Jeremiah Oludele Ojediran (born 13 January 1955) is a Nigerian academic and the fourth Vice-Chancellor of Bells University of Technology between 2016 and 2026.  He is a member of the Council for the Regulation of Engineering in Nigeria (COREN) and a fellow the Nigerian Society of Engineers and the Nigerian Institution of Agricultural Engineers.
== Early life and education ==
Ojediran was from Ogbomoso, in Oyo State, Nigeria. He obtained his first degree in Engineering from the University of Ibadan and obtained his doctorate degree in agricultural engineering

== Academic career ==
Ojediran began his career at Federal Ministry of Land Resources in Kaduna but later moved to the then Polytechnic of Sokoto, Birnin-Kebbi in 1980 where he served as the acting head of department and dean. In 1990, based on the recommendation of professor Folagbade Aboaba, he joined Ladoke Akintola University of Technology (LAUTECH) at that time, it was called Oyo State University of Technology (OSUTECH) where he also served as Deputy Dean, Acting Dean and Deputy Vice-Chancellor from 2008 to 2010.  In 2004, he was elevated to the rank of Professor of agricultural engineering and eventually became the acting Vice-Chancellor appointed by the Osun State government.

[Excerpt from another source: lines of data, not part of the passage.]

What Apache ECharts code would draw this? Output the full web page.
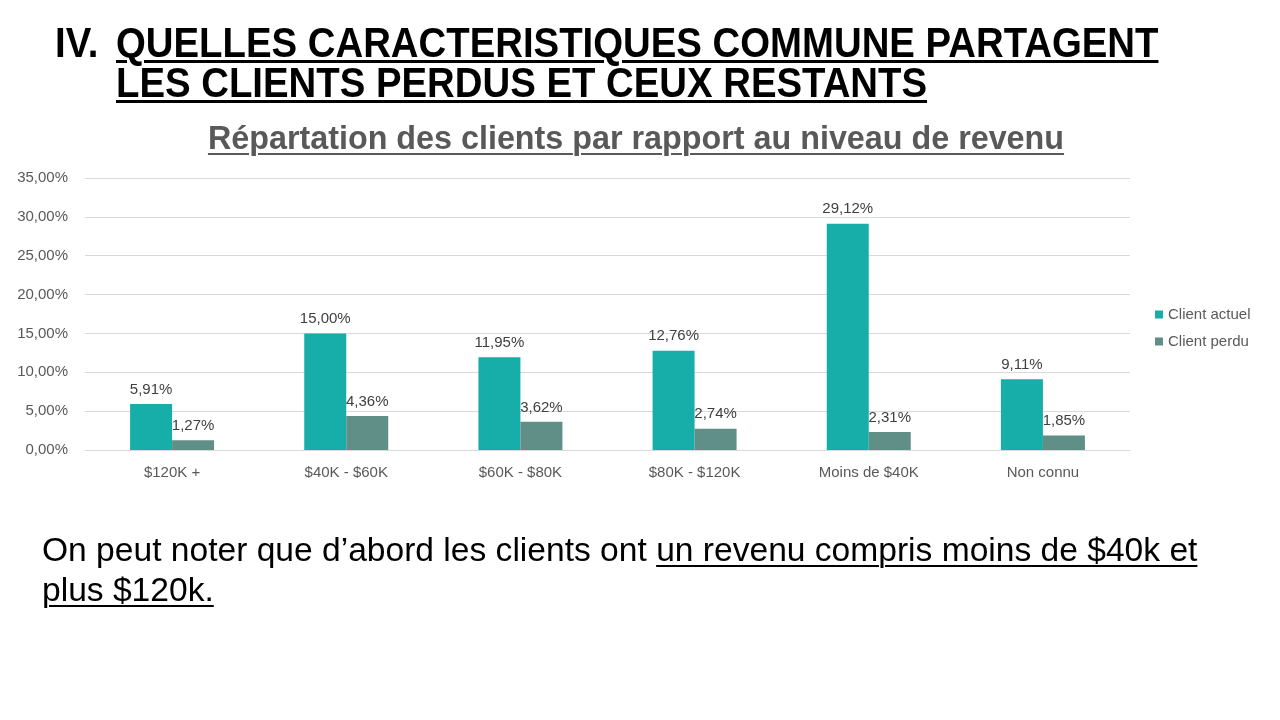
<!DOCTYPE html>
<html><head><meta charset="utf-8">
<script src="https://cdn.jsdelivr.net/npm/echarts@6/dist/echarts.min.js"></script>
<style>
html,body{margin:0;padding:0;background:#fff;width:1280px;height:720px;overflow:hidden;}
#chart{position:absolute;left:0;top:0;width:1280px;height:720px;}
.t{position:absolute;font-family:"Liberation Sans",Arial,sans-serif;font-weight:bold;font-size:42px;line-height:40px;color:#000;transform-origin:0 0;transform:scaleX(0.913);white-space:nowrap;}
#ct{position:absolute;left:0;width:1272px;top:120px;text-align:center;font-family:"Liberation Sans",Arial,sans-serif;font-weight:bold;font-size:32.3px;color:#595959;}
#bt{position:absolute;left:42px;top:530px;width:1200px;font-family:"Liberation Sans",Arial,sans-serif;font-size:33.6px;line-height:40px;color:#000;}
u{text-decoration:underline;text-underline-offset:4px;text-decoration-thickness:2px;}
.t u{text-underline-offset:3px;text-decoration-thickness:3px;}
</style></head>
<body>
<div id="chart"></div>
<div class="t" style="left:55px;top:23px;">IV.</div>
<div class="t" style="left:116px;top:23px;"><u>QUELLES CARACTERISTIQUES COMMUNE PARTAGENT</u><br><u>LES CLIENTS PERDUS ET CEUX RESTANTS</u></div>
<div id="ct"><u>Répartation des clients par rapport au niveau de revenu</u></div>
<div id="bt">On peut noter que d’abord les clients ont <u>un revenu compris moins de $40k et plus $120k.</u></div>
<script>
const categories = ["$120K +", "$40K - $60K", "$60K - $80K", "$80K - $120K", "Moins de $40K", "Non connu"];
const clientActuel = [5.91, 15.00, 11.95, 12.76, 29.12, 9.11];
const clientPerdu = [1.27, 4.36, 3.62, 2.74, 2.31, 1.85];
const seriesNames = ["Client actuel", "Client perdu"];

const fmt = v => v.toFixed(2).replace('.', ',') + '%';
const font = '"Liberation Sans", Arial, sans-serif';
const chart = echarts.init(document.getElementById('chart'));
chart.setOption({
  animation: false,
  textStyle: {fontFamily: font},
  grid: {left: 85, right: 150, top: 178, bottom: 270, containLabel: false},
  legend: {
    orient: 'vertical', left: 1150, top: 302, itemWidth: 8, itemHeight: 8, itemGap: 12,
    icon: 'rect',
    textStyle: {fontSize: 15, color: '#595959', fontFamily: font},
    data: seriesNames
  },
  xAxis: {
    type: 'category', data: categories,
    axisLine: {lineStyle: {color: '#d9d9d9'}},
    axisTick: {show: false},
    axisLabel: {fontSize: 15, color: '#595959', margin: 15}
  },
  yAxis: {
    type: 'value', min: 0, max: 35, interval: 5,
    axisLine: {show: false}, axisTick: {show: false},
    splitLine: {lineStyle: {color: '#d9d9d9'}},
    axisLabel: {fontSize: 15, color: '#595959', margin: 17, formatter: v => fmt(v)}
  },
  series: [
    {name: seriesNames[0], type: 'bar', data: clientActuel, barWidth: 42, barGap: '0%',
     itemStyle: {color: '#17ada8'},
     label: {show: true, position: 'top', distance: 7, fontSize: 15, color: '#404040', formatter: p => fmt(p.value)}},
    {name: seriesNames[1], type: 'bar', data: clientPerdu, barWidth: 42, barGap: '0%',
     itemStyle: {color: '#5f8f86'},
     label: {show: true, position: 'top', distance: 7, fontSize: 15, color: '#404040', formatter: p => fmt(p.value)}}
  ]
});
</script>
</body></html>
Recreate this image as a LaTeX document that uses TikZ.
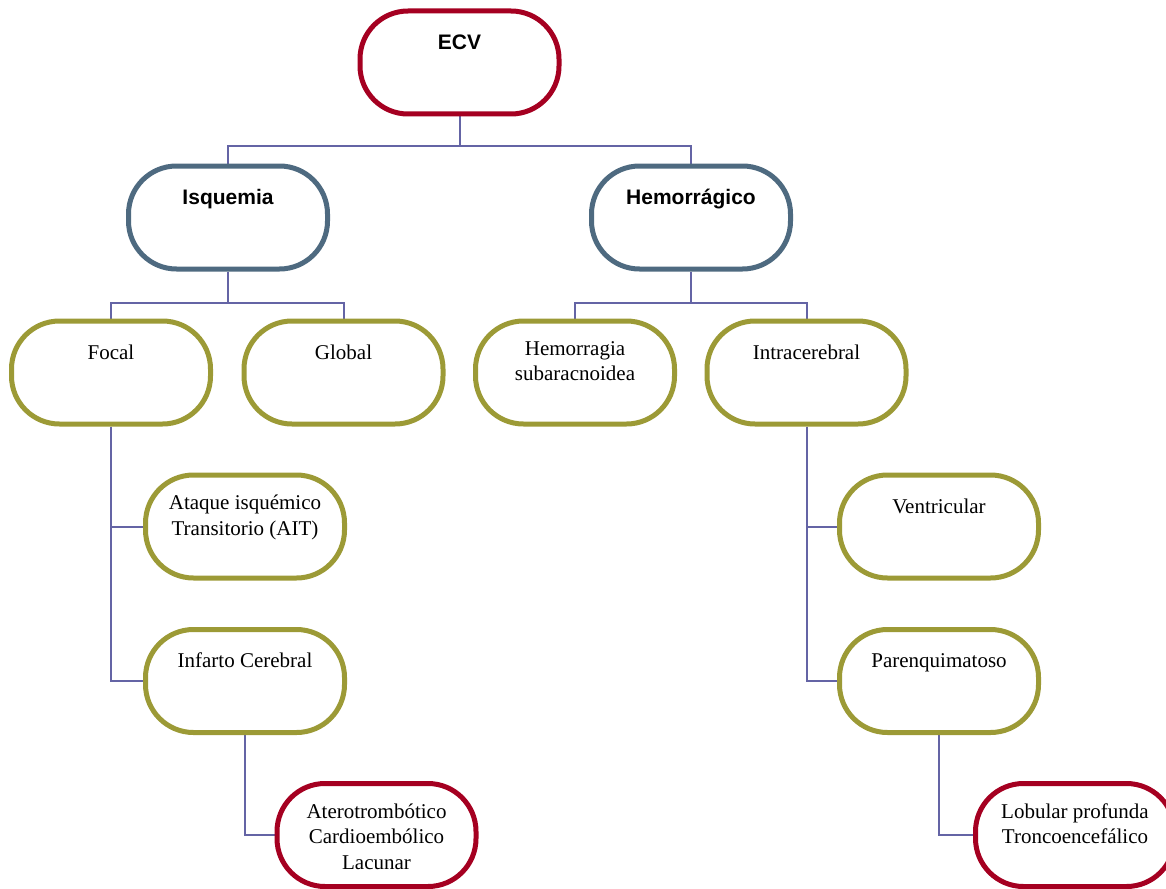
\documentclass[tikz,border=0pt]{standalone}
\usepackage{fontspec}
\setmainfont{Liberation Serif}
\setsansfont{Liberation Sans}
\usetikzlibrary{positioning,calc,backgrounds}
\definecolor{ecvred}{RGB}{165,0,33}
\definecolor{slateblue}{RGB}{78,106,128}
\definecolor{leafolive}{RGB}{156,154,54}
\definecolor{linkviolet}{RGB}{100,100,165}
\tikzset{%
  every box/.style={draw,fill=white,line width=5pt,rounded corners=48pt,minimum width=199pt,minimum height=103pt},
  box text/.style={anchor=north,align=center,inner sep=0pt,execute at begin node=\strut,font=\fontsize{21}{25.5}\selectfont},
}

\begin{document}
\begin{tikzpicture}[
            x=1pt,y=-1pt,
            rootbox/.style={every box,draw=ecvred},
            typebox/.style={every box,draw=slateblue},
            subbox/.style={every box,draw=leafolive},
            leafbox/.style={every box,draw=ecvred},
            head text/.style={box text,font=\sffamily\bfseries\fontsize{21}{25.5}\selectfont},
            link/.style={draw=linkviolet,line width=2pt}
            ]
            \useasboundingbox (0,0) rectangle (1166,888);

            \node[rootbox] (ecv) at (459.5,62.5) {};
            \node[typebox] (isq) at (228,217.5) {};
            \node[typebox] (hem) at (691,217.5) {};
            \node[subbox]  (focal) at (111,372.5) {};
            \node[subbox]  (global) at (343.5,372.5) {};
            \node[subbox]  (sub) at (575,372.5) {};
            \node[subbox]  (intra) at (806.5,372.5) {};
            \node[subbox]  (ait) at (245,526.5) {};
            \node[subbox]  (inf) at (245,681) {};
            \node[subbox]  (vent) at (939,526.5) {};
            \node[subbox]  (par) at (939,681) {};
            \node[leafbox] (atero) at (376.5,835) {};
            \node[leafbox] (lob) at (1075,835) {};

            \foreach \n/\t in {ecv/ECV,isq/Isquemia,hem/Hemorrágico}
              \node[head text] (\n-t) at ([yshift=-22.5pt]\n.north) {\t};
            \foreach \n/\t in {focal/Focal,global/Global,sub/{Hemorragia\\subaracnoidea},intra/Intracerebral,
                               ait/{Ataque isquémico\\Transitorio (AIT)},inf/Infarto Cerebral,
                               vent/Ventricular,par/Parenquimatoso,
                               atero/{Aterotrombótico\\Cardioembólico\\Lacunar},lob/{Lobular profunda\\Troncoencefálico}}
              \node[box text] (\n-t) at ([yshift=-22.5pt]\n.north) {\t};

            \begin{scope}[on background layer]
            \foreach \a/\b in {isq/hem}
            {
                \draw[link] (ecv.south) -- ++(0,29) -| (\a.north);
                \draw[link] (ecv.south) -- ++(0,29) -| (\b.north);
            }
            \foreach \b in {focal,global}
                \draw[link] (isq.south) -- ++(0,31) -| (\b.north);
            \foreach \b in {sub,intra}
                \draw[link] (hem.south) -- ++(0,31) -| (\b.north);
            \foreach \a/\b in {focal/ait,focal/inf,inf/atero,intra/vent,intra/par,par/lob}
                \draw[link] (\a.south) |- (\b.west);
            \end{scope}
        \end{tikzpicture}
\end{document}
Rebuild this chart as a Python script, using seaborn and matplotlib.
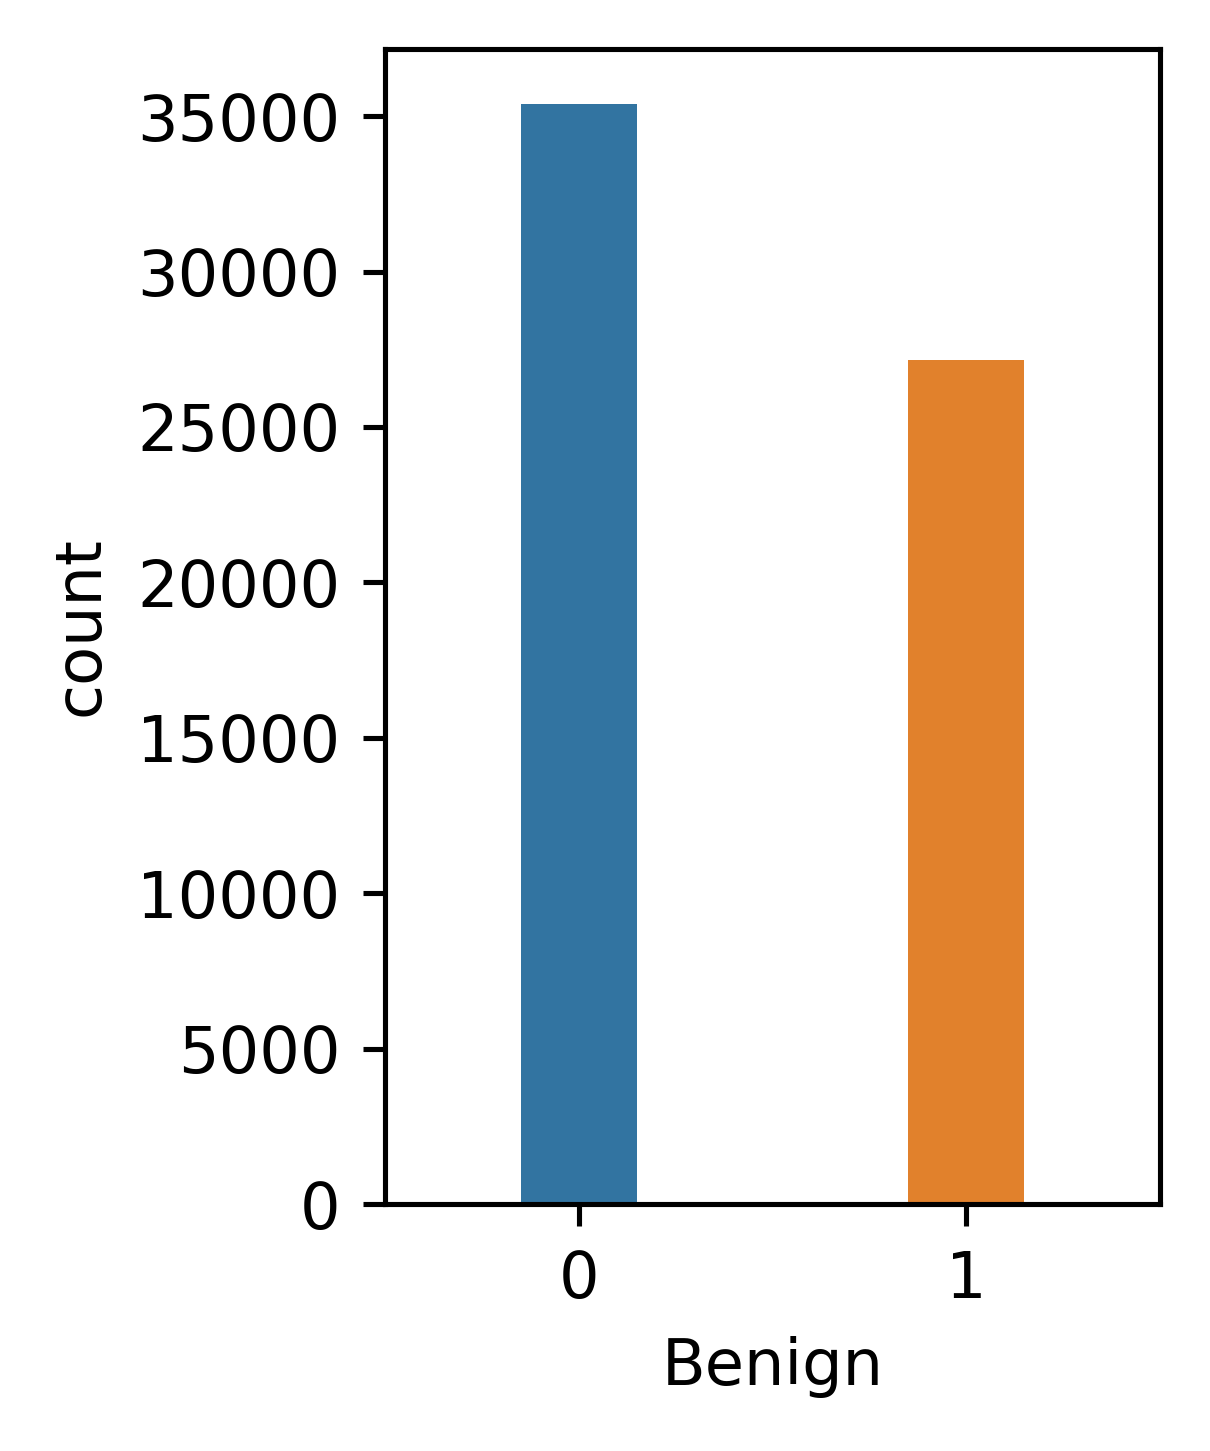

In 2016, he was appointed Vice-Chancellor of Bells University of Technology, Ota, Ogun State for a two tenure and he was eventually succeeded by Professor Abel Olajide Olorunnisola on 1 August 2026.

Ojediran is a member of the Council for the Regulation of Engineering in Nigeria (COREN), a fellow of the Nigerian Institution of Agricultural Engineers and the Nigerian Society of Engineers.

== Personal life ==
Ojediran is married to Mrs. Ekiyor Ojediran.